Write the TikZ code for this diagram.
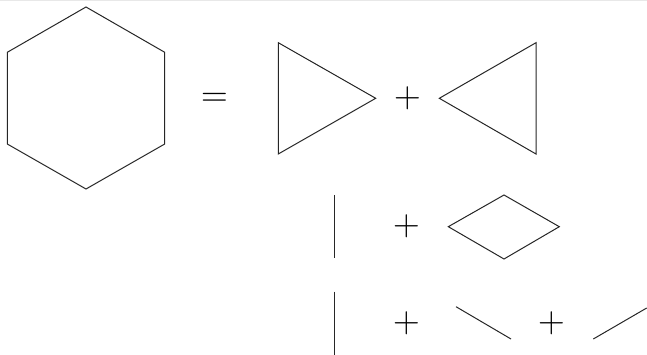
\documentclass[tikz,border=0pt]{standalone}
\usepackage{fontspec}
\begin{document}
\begin{tikzpicture}[x=1pt,y=-1pt,
  shape line/.style={draw=black!85, line width=1pt, line join=miter},
  op/.style={font=\fontsize{37}{37}\selectfont, inner sep=0pt, anchor=base}]
\useasboundingbox (0,0) rectangle (647,355);
\fill[black!9] (0,0) rectangle (647,1.5);
% hexagon
\draw[shape line] (86,7) -- (164.7,52.3) -- (164.7,144) -- (86,189) -- (7.3,144) -- (7.3,52.3) -- cycle;
\node[op] (eq) at (214.5,106.5) {=};
% row 1
\draw[shape line] (278.3,42.7) -- (375.7,98.3) -- (278.3,154) -- cycle;
\node[op] (p1) at (407.5,107.5) {+};
\draw[shape line] (536,42.7) -- (439.3,98.3) -- (536,154) -- cycle;
% row 2
\draw[shape line] (334.3,195) -- (334.3,258.3);
\node[op] (p2) at (407.3,235.9) {+};
\draw[shape line] (448.3,226.7) -- (504,195) -- (559.3,226.7) -- (504,259) -- cycle;
% row 3
\draw[shape line] (334.3,291.5) -- (334.3,355);
\node[op] (p3) at (407.3,332.5) {+};
\draw[shape line] (456,306.7) -- (511,339);
\node[op] (p4) at (551.8,332.5) {+};
\draw[shape line] (593.3,339) -- (646.7,308);
\end{tikzpicture}
\end{document}
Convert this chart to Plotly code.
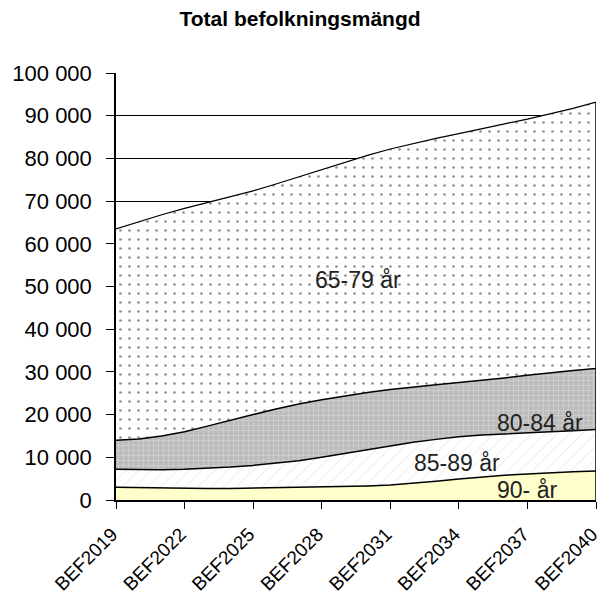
import plotly.graph_objects as go

years = [f"BEF{y}" for y in range(2019, 2041)]
tick_labels = ["BEF2019", "BEF2022", "BEF2025", "BEF2028", "BEF2031", "BEF2034", "BEF2037", "BEF2040"]

age_90 = [3000, 2900, 2800, 2700, 2700, 2700, 2800, 2800, 2900, 3000, 3100,
          3300, 3500, 3900, 4400, 4900, 5400, 5800, 6100, 6400, 6600, 6800]
age_85_89 = [4200, 4200, 4300, 4500, 4700, 5000, 5300, 5800, 6300, 7000, 7800,
             8500, 9200, 9600, 9800, 9900, 9800, 9700, 9700, 9600, 9600, 9700]
age_80_84 = [6800, 7200, 7900, 8800, 9900, 11000, 11900, 12700, 13300, 13500, 13500,
             13400, 13200, 13000, 12800, 12700, 12800, 13100, 13400, 13800, 14100, 14300]
age_65_79 = [49500, 50900, 51800, 52300, 52400, 52300, 52400, 52700, 53200, 53900, 54700,
             55500, 56300, 57000, 57700, 58300, 59000, 59500, 60000, 60600, 61400, 62400]

fig = go.Figure()

fig.add_trace(go.Scatter(
    x=years, y=age_90, stackgroup="s", mode="lines",
    line=dict(color="black", width=1.5),
    fillcolor="#ffffcc", name="90- år"))
fig.add_trace(go.Scatter(
    x=years, y=age_85_89, stackgroup="s", mode="lines",
    line=dict(color="black", width=1.5),
    fillpattern=dict(shape="/", bgcolor="white", fgcolor="#c8c8c8", size=9, solidity=0.1),
    name="85-89 år"))
fig.add_trace(go.Scatter(
    x=years, y=age_80_84, stackgroup="s", mode="lines",
    line=dict(color="black", width=1.5),
    fillpattern=dict(shape="+", bgcolor="#bcbcbc", fgcolor="#e4e4e4", size=5, solidity=0.3),
    name="80-84 år"))
fig.add_trace(go.Scatter(
    x=years, y=age_65_79, stackgroup="s", mode="lines",
    line=dict(color="black", width=1.2),
    fillpattern=dict(shape=".", bgcolor="white", fgcolor="#222222", size=9, solidity=0.07),
    name="65-79 år"))

total_last = age_90[-1] + age_85_89[-1] + age_80_84[-1] + age_65_79[-1]
fig.add_shape(type="line", xref="x", yref="y", x0=years[-1], x1=years[-1],
              y0=0, y1=total_last, line=dict(color="black", width=1.5))

label_font = dict(family="Liberation Sans, Arial", size=23, color="#222222")
annots = [
    ("65-79 år", 0.504, 0.515),
    ("80-84 år", 0.883, 0.181),
    ("85-89 år", 0.71, 0.087),
    ("90- år", 0.856, 0.023),
]
for txt, ax, ay in annots:
    fig.add_annotation(text=txt, x=ax, y=ay, xref="paper", yref="paper",
                       xanchor="center", yanchor="middle",
                       showarrow=False, font=label_font)

fig.update_layout(
    width=600, height=601,
    paper_bgcolor="white", plot_bgcolor="white",
    margin=dict(l=116, r=4, t=73, b=101),
    showlegend=False,
    separators=", ",
    title=dict(text="<b>Total befolkningsmängd</b>", x=0.5, xanchor="center",
               y=0.969, yanchor="middle",
               font=dict(family="Liberation Sans, Arial", size=21, color="black")),
    font=dict(family="Liberation Sans, Arial", size=20, color="black"),
)
fig.update_xaxes(
    type="category", range=[0, len(years) - 1], automargin=False,
    tickmode="array", tickvals=tick_labels, ticktext=tick_labels,
    tickangle=-45, ticks="outside", ticklen=7, tickcolor="black",
    ticklabelstandoff=7, ticklabelshift=-4,
    showline=True, linecolor="black", linewidth=1.5, showgrid=False,
    tickfont=dict(size=19),
)
fig.update_yaxes(
    range=[0, 100000], dtick=10000, tickformat=",d", automargin=False,
    ticks="outside", ticklen=8, tickcolor="black", ticklabelstandoff=10,
    showline=True, linecolor="black", linewidth=1.5,
    showgrid=True, gridcolor="black", gridwidth=1, zeroline=False,
    tickfont=dict(size=22),
)

fig.write_html(
    "out.html",
    config={"displayModeBar": False},
    post_script="document.body.style.margin='0';document.body.style.overflow='hidden';",
)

◆ WHAT THE TASK REQUIRES: Copy out all the entries exactly. Images stay out of the copy.

◆ IN RESPONSE:
Write the TikZ code for this diagram.
\documentclass[tikz,border=0pt]{standalone}
\usepackage{fontspec}
\begin{document}
\begin{tikzpicture}[x=1pt,y=-1pt,
  shape line/.style={draw=black!85, line width=1pt, line join=miter},
  op/.style={font=\fontsize{37}{37}\selectfont, inner sep=0pt, anchor=base}]
\useasboundingbox (0,0) rectangle (647,355);
\fill[black!9] (0,0) rectangle (647,1.5);
% hexagon
\draw[shape line] (86,7) -- (164.7,52.3) -- (164.7,144) -- (86,189) -- (7.3,144) -- (7.3,52.3) -- cycle;
\node[op] (eq) at (214.5,106.5) {=};
% row 1
\draw[shape line] (278.3,42.7) -- (375.7,98.3) -- (278.3,154) -- cycle;
\node[op] (p1) at (407.5,107.5) {+};
\draw[shape line] (536,42.7) -- (439.3,98.3) -- (536,154) -- cycle;
% row 2
\draw[shape line] (334.3,195) -- (334.3,258.3);
\node[op] (p2) at (407.3,235.9) {+};
\draw[shape line] (448.3,226.7) -- (504,195) -- (559.3,226.7) -- (504,259) -- cycle;
% row 3
\draw[shape line] (334.3,291.5) -- (334.3,355);
\node[op] (p3) at (407.3,332.5) {+};
\draw[shape line] (456,306.7) -- (511,339);
\node[op] (p4) at (551.8,332.5) {+};
\draw[shape line] (593.3,339) -- (646.7,308);
\end{tikzpicture}
\end{document}
Convert this chart to Plotly code.
import plotly.graph_objects as go

years = [f"BEF{y}" for y in range(2019, 2041)]
tick_labels = ["BEF2019", "BEF2022", "BEF2025", "BEF2028", "BEF2031", "BEF2034", "BEF2037", "BEF2040"]

age_90 = [3000, 2900, 2800, 2700, 2700, 2700, 2800, 2800, 2900, 3000, 3100,
          3300, 3500, 3900, 4400, 4900, 5400, 5800, 6100, 6400, 6600, 6800]
age_85_89 = [4200, 4200, 4300, 4500, 4700, 5000, 5300, 5800, 6300, 7000, 7800,
             8500, 9200, 9600, 9800, 9900, 9800, 9700, 9700, 9600, 9600, 9700]
age_80_84 = [6800, 7200, 7900, 8800, 9900, 11000, 11900, 12700, 13300, 13500, 13500,
             13400, 13200, 13000, 12800, 12700, 12800, 13100, 13400, 13800, 14100, 14300]
age_65_79 = [49500, 50900, 51800, 52300, 52400, 52300, 52400, 52700, 53200, 53900, 54700,
             55500, 56300, 57000, 57700, 58300, 59000, 59500, 60000, 60600, 61400, 62400]

fig = go.Figure()

fig.add_trace(go.Scatter(
    x=years, y=age_90, stackgroup="s", mode="lines",
    line=dict(color="black", width=1.5),
    fillcolor="#ffffcc", name="90- år"))
fig.add_trace(go.Scatter(
    x=years, y=age_85_89, stackgroup="s", mode="lines",
    line=dict(color="black", width=1.5),
    fillpattern=dict(shape="/", bgcolor="white", fgcolor="#c8c8c8", size=9, solidity=0.1),
    name="85-89 år"))
fig.add_trace(go.Scatter(
    x=years, y=age_80_84, stackgroup="s", mode="lines",
    line=dict(color="black", width=1.5),
    fillpattern=dict(shape="+", bgcolor="#bcbcbc", fgcolor="#e4e4e4", size=5, solidity=0.3),
    name="80-84 år"))
fig.add_trace(go.Scatter(
    x=years, y=age_65_79, stackgroup="s", mode="lines",
    line=dict(color="black", width=1.2),
    fillpattern=dict(shape=".", bgcolor="white", fgcolor="#222222", size=9, solidity=0.07),
    name="65-79 år"))

total_last = age_90[-1] + age_85_89[-1] + age_80_84[-1] + age_65_79[-1]
fig.add_shape(type="line", xref="x", yref="y", x0=years[-1], x1=years[-1],
              y0=0, y1=total_last, line=dict(color="black", width=1.5))

label_font = dict(family="Liberation Sans, Arial", size=23, color="#222222")
annots = [
    ("65-79 år", 0.504, 0.515),
    ("80-84 år", 0.883, 0.181),
    ("85-89 år", 0.71, 0.087),
    ("90- år", 0.856, 0.023),
]
for txt, ax, ay in annots:
    fig.add_annotation(text=txt, x=ax, y=ay, xref="paper", yref="paper",
                       xanchor="center", yanchor="middle",
                       showarrow=False, font=label_font)

fig.update_layout(
    width=600, height=601,
    paper_bgcolor="white", plot_bgcolor="white",
    margin=dict(l=116, r=4, t=73, b=101),
    showlegend=False,
    separators=", ",
    title=dict(text="<b>Total befolkningsmängd</b>", x=0.5, xanchor="center",
               y=0.969, yanchor="middle",
               font=dict(family="Liberation Sans, Arial", size=21, color="black")),
    font=dict(family="Liberation Sans, Arial", size=20, color="black"),
)
fig.update_xaxes(
    type="category", range=[0, len(years) - 1], automargin=False,
    tickmode="array", tickvals=tick_labels, ticktext=tick_labels,
    tickangle=-45, ticks="outside", ticklen=7, tickcolor="black",
    ticklabelstandoff=7, ticklabelshift=-4,
    showline=True, linecolor="black", linewidth=1.5, showgrid=False,
    tickfont=dict(size=19),
)
fig.update_yaxes(
    range=[0, 100000], dtick=10000, tickformat=",d", automargin=False,
    ticks="outside", ticklen=8, tickcolor="black", ticklabelstandoff=10,
    showline=True, linecolor="black", linewidth=1.5,
    showgrid=True, gridcolor="black", gridwidth=1, zeroline=False,
    tickfont=dict(size=22),
)

fig.write_html(
    "out.html",
    config={"displayModeBar": False},
    post_script="document.body.style.margin='0';document.body.style.overflow='hidden';",
)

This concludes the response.